>> Begin

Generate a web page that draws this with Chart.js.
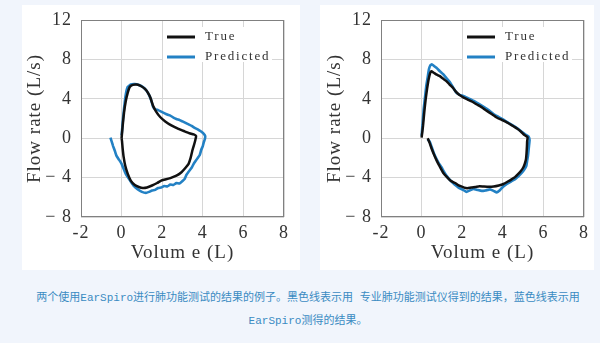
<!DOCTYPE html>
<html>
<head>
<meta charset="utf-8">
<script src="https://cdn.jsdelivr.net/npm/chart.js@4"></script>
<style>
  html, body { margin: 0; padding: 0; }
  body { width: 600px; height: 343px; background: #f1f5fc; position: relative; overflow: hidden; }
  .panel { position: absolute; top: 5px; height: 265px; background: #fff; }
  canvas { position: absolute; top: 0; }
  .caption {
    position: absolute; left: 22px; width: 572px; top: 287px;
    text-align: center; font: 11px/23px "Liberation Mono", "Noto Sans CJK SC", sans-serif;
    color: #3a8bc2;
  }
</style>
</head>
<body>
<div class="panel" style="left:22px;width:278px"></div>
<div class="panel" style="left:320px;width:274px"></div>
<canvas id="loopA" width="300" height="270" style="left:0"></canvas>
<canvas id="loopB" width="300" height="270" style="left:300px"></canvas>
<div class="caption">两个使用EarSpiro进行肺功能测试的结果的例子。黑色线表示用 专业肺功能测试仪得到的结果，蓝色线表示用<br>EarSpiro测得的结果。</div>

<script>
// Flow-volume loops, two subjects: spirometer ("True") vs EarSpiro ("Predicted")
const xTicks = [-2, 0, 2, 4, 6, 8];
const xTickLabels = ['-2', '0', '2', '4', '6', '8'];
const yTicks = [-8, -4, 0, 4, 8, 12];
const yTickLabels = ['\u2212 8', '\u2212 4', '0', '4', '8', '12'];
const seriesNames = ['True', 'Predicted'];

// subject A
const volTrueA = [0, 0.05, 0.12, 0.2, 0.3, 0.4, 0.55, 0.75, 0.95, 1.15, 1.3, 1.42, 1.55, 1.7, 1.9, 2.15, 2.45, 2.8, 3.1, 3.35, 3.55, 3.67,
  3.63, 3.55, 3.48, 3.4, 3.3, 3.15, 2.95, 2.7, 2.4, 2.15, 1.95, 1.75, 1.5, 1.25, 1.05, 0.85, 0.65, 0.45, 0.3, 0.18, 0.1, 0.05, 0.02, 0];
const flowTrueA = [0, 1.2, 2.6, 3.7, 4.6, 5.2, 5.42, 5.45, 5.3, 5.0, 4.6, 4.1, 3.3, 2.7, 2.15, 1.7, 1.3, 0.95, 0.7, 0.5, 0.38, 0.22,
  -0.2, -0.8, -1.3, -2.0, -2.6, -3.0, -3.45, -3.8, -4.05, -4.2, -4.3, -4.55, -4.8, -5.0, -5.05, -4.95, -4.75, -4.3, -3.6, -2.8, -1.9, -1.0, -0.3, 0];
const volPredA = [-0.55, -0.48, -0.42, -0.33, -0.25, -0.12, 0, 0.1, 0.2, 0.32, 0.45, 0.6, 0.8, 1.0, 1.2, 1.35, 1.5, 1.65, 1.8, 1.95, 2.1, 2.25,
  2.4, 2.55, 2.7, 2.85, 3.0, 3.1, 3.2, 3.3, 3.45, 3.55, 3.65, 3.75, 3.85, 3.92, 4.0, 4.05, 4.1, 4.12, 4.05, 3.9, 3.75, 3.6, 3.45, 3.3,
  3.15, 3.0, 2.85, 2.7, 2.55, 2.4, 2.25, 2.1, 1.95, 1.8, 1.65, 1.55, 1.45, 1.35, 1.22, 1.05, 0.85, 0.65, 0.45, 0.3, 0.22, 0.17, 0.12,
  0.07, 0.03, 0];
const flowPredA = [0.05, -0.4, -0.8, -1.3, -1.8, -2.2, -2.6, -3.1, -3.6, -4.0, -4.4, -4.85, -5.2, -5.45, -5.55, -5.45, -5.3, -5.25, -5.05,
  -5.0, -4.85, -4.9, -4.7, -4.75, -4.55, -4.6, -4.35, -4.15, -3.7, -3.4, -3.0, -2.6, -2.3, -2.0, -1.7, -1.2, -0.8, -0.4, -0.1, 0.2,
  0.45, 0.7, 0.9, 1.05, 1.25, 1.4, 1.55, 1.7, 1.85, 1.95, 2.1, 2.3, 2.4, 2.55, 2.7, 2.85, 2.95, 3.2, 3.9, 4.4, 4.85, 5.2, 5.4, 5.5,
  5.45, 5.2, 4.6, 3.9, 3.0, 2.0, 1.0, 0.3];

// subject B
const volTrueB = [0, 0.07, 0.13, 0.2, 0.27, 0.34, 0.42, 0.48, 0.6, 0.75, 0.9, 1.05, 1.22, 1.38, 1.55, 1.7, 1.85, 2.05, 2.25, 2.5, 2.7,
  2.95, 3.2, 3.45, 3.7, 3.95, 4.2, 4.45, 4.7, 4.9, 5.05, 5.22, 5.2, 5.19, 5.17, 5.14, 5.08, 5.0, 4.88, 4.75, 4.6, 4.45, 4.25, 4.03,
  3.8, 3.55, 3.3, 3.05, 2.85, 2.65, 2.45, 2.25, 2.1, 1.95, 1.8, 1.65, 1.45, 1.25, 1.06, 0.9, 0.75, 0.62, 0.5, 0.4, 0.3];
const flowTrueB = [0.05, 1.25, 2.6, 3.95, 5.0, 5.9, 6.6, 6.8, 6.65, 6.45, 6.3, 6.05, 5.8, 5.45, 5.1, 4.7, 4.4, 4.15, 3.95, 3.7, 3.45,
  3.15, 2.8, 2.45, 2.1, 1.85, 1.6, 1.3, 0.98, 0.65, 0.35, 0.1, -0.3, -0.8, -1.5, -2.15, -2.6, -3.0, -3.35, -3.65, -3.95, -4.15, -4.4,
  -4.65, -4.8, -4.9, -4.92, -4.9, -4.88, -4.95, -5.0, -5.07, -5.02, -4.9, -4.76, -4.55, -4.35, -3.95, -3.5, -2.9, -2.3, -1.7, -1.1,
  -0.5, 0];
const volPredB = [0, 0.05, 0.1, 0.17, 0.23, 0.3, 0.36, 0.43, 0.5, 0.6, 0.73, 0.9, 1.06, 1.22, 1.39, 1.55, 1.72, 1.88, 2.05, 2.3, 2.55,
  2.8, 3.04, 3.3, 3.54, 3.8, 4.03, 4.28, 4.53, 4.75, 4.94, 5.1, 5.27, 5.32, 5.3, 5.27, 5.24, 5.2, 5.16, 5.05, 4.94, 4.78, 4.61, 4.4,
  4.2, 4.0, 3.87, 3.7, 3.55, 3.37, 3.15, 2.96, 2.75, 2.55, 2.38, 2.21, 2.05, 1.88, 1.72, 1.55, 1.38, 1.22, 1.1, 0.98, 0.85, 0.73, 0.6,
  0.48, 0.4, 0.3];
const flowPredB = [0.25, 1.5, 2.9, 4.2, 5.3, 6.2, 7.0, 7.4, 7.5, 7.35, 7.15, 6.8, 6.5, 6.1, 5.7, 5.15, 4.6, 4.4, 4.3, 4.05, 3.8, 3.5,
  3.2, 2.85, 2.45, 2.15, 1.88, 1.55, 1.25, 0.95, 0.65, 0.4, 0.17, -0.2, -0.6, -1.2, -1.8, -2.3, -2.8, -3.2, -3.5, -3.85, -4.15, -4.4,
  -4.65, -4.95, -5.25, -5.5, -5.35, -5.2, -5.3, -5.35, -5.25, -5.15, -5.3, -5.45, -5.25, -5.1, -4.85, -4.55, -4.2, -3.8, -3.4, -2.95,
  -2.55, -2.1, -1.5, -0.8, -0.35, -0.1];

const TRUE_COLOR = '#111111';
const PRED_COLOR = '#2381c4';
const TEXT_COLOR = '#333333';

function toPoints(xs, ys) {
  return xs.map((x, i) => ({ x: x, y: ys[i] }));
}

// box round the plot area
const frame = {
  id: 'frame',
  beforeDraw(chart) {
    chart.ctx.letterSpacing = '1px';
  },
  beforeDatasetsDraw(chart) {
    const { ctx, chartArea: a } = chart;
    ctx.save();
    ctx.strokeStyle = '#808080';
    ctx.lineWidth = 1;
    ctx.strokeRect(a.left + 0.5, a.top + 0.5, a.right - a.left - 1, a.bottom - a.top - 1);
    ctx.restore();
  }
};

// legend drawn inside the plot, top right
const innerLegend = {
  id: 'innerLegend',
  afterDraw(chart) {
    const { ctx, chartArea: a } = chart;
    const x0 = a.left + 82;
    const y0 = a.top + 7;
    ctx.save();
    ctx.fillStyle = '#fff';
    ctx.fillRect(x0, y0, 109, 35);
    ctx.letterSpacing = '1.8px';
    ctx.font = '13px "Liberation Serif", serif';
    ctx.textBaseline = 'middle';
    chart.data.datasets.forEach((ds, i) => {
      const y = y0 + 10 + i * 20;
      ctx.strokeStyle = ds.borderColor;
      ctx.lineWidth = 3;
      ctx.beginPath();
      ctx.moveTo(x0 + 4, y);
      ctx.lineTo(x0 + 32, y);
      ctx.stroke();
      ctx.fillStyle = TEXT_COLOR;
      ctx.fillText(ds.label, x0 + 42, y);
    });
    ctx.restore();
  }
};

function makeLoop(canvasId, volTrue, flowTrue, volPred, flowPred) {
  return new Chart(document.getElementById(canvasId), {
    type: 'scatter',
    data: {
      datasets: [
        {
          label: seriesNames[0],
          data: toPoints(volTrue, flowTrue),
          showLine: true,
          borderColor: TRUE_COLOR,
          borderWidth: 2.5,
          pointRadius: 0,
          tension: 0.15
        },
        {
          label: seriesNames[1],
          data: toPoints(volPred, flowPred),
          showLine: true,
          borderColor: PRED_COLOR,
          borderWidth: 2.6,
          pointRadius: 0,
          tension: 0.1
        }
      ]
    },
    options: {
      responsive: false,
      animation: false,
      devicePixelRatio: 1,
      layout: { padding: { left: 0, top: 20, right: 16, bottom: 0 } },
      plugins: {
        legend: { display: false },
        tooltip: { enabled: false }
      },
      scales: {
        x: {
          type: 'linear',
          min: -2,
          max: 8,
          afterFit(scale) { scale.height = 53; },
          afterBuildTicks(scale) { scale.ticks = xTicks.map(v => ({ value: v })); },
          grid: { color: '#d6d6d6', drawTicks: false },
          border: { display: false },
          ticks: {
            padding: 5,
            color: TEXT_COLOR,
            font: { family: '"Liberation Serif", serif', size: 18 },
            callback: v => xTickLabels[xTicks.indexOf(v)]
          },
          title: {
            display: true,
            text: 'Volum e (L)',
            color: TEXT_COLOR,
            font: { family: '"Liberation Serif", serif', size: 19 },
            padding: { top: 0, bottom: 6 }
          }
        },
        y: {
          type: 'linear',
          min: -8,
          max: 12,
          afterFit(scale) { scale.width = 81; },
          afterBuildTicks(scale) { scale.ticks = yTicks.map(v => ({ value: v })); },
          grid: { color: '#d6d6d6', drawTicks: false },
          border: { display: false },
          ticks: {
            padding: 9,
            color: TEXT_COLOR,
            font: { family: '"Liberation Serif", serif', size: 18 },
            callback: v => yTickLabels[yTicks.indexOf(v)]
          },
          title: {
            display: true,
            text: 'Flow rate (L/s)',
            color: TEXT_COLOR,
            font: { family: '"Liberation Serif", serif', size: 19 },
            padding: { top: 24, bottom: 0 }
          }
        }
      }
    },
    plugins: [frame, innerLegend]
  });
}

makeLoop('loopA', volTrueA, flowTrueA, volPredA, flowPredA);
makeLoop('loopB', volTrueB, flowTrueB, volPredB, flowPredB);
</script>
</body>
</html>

>> End
>> Begin

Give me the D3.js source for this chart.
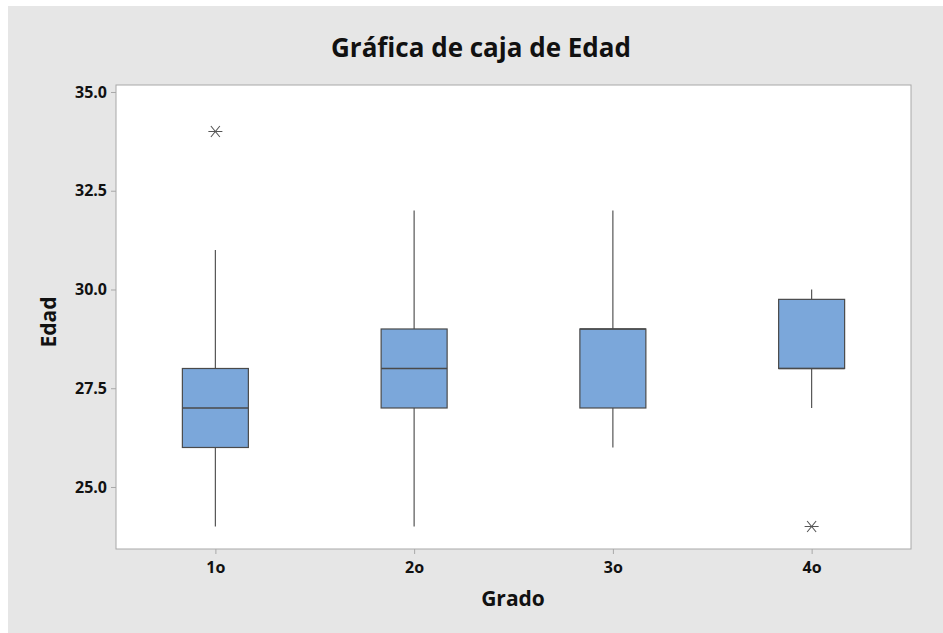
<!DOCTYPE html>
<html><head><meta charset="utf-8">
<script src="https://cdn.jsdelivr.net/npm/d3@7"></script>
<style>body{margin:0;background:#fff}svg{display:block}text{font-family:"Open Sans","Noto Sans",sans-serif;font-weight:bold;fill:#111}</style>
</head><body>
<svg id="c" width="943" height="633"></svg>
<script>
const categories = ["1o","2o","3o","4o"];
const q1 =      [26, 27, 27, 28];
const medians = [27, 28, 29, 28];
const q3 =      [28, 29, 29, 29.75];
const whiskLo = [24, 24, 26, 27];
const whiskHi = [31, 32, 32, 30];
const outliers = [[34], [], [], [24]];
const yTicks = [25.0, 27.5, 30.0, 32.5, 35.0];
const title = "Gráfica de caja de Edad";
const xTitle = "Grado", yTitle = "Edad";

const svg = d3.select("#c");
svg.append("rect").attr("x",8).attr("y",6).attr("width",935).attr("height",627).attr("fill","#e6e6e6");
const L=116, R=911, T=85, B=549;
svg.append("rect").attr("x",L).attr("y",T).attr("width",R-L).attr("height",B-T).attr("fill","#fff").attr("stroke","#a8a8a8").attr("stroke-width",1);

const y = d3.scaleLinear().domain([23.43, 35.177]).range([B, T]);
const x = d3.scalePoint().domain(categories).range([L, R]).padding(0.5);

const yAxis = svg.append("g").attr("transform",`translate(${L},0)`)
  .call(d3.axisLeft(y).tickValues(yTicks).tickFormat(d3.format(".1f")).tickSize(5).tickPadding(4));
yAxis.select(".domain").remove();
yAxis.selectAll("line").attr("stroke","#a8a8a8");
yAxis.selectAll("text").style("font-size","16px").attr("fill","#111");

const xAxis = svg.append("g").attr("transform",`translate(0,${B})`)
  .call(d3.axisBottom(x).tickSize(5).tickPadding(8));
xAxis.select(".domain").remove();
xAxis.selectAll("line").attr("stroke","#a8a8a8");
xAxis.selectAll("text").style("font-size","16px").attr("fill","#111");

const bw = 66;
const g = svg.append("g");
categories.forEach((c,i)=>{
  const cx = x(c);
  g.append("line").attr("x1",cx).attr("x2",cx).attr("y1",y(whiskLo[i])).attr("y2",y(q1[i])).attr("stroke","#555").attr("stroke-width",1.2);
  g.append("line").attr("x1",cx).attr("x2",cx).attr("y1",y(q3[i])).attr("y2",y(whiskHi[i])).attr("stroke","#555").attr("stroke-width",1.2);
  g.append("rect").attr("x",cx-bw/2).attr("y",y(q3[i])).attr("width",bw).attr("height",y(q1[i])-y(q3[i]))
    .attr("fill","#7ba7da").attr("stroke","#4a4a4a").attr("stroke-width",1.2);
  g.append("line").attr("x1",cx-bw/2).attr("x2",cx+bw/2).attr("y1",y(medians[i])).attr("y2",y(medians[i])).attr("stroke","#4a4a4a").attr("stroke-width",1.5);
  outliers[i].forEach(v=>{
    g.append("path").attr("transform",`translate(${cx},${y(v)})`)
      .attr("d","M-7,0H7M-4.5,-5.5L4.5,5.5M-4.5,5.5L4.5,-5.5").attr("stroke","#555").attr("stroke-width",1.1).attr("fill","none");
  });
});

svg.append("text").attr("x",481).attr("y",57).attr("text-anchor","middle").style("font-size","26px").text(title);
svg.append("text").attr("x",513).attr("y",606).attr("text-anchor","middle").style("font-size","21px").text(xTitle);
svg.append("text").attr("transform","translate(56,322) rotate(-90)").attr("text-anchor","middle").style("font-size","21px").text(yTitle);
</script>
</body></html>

>> End
>> Begin

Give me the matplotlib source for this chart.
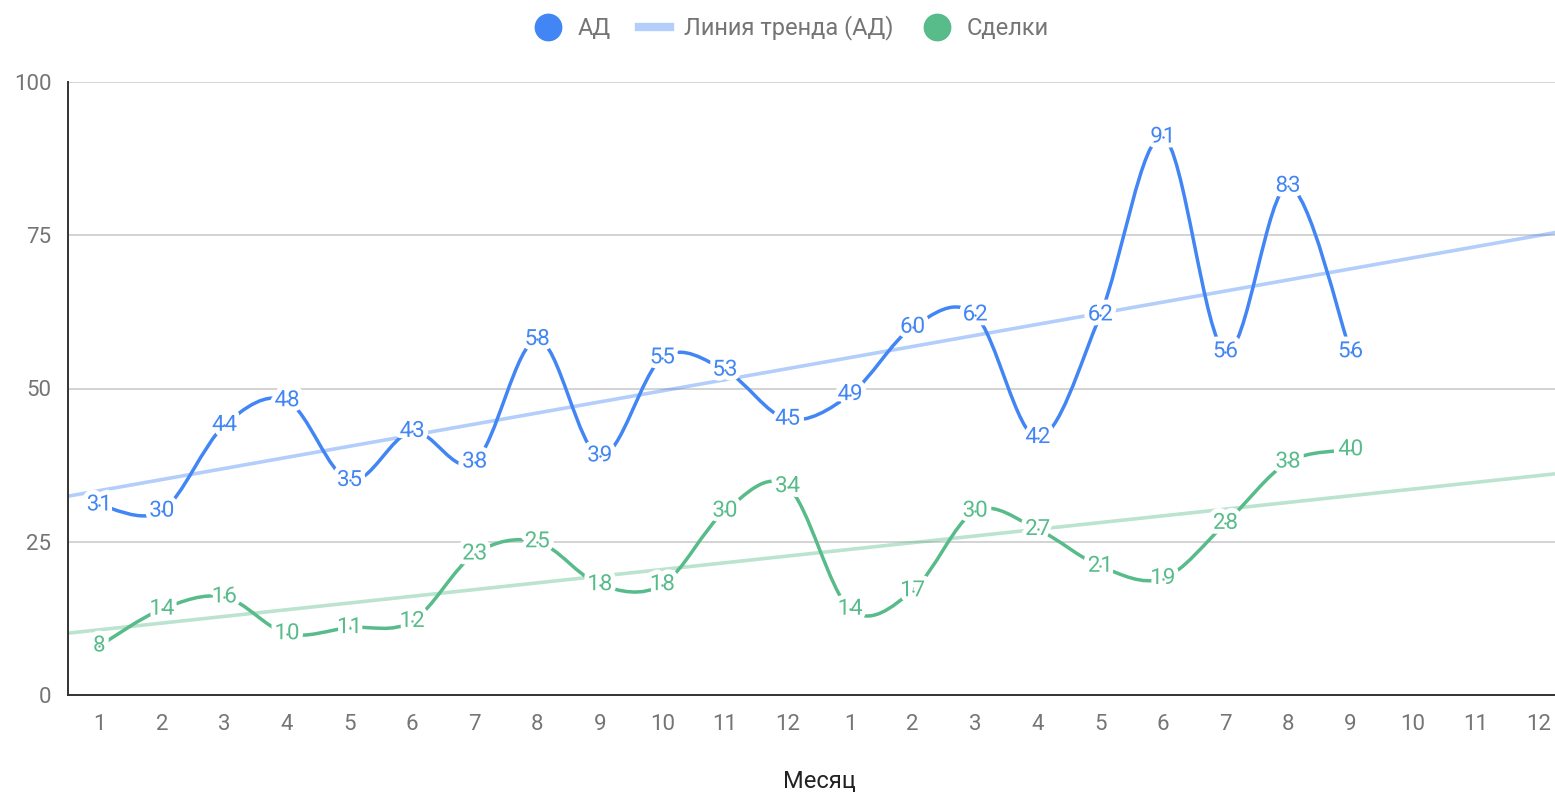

>> End

Repeat the lines between those holding "Generate a web" and "const seriesNames = ['True', 'Predicted'];", inclusive. Pictures stay out.

Generate a web page that draws this with Chart.js.
<!DOCTYPE html>
<html>
<head>
<meta charset="utf-8">
<script src="https://cdn.jsdelivr.net/npm/chart.js@4"></script>
<style>
  html, body { margin: 0; padding: 0; }
  body { width: 600px; height: 343px; background: #f1f5fc; position: relative; overflow: hidden; }
  .panel { position: absolute; top: 5px; height: 265px; background: #fff; }
  canvas { position: absolute; top: 0; }
  .caption {
    position: absolute; left: 22px; width: 572px; top: 287px;
    text-align: center; font: 11px/23px "Liberation Mono", "Noto Sans CJK SC", sans-serif;
    color: #3a8bc2;
  }
</style>
</head>
<body>
<div class="panel" style="left:22px;width:278px"></div>
<div class="panel" style="left:320px;width:274px"></div>
<canvas id="loopA" width="300" height="270" style="left:0"></canvas>
<canvas id="loopB" width="300" height="270" style="left:300px"></canvas>
<div class="caption">两个使用EarSpiro进行肺功能测试的结果的例子。黑色线表示用 专业肺功能测试仪得到的结果，蓝色线表示用<br>EarSpiro测得的结果。</div>

<script>
// Flow-volume loops, two subjects: spirometer ("True") vs EarSpiro ("Predicted")
const xTicks = [-2, 0, 2, 4, 6, 8];
const xTickLabels = ['-2', '0', '2', '4', '6', '8'];
const yTicks = [-8, -4, 0, 4, 8, 12];
const yTickLabels = ['\u2212 8', '\u2212 4', '0', '4', '8', '12'];
const seriesNames = ['True', 'Predicted'];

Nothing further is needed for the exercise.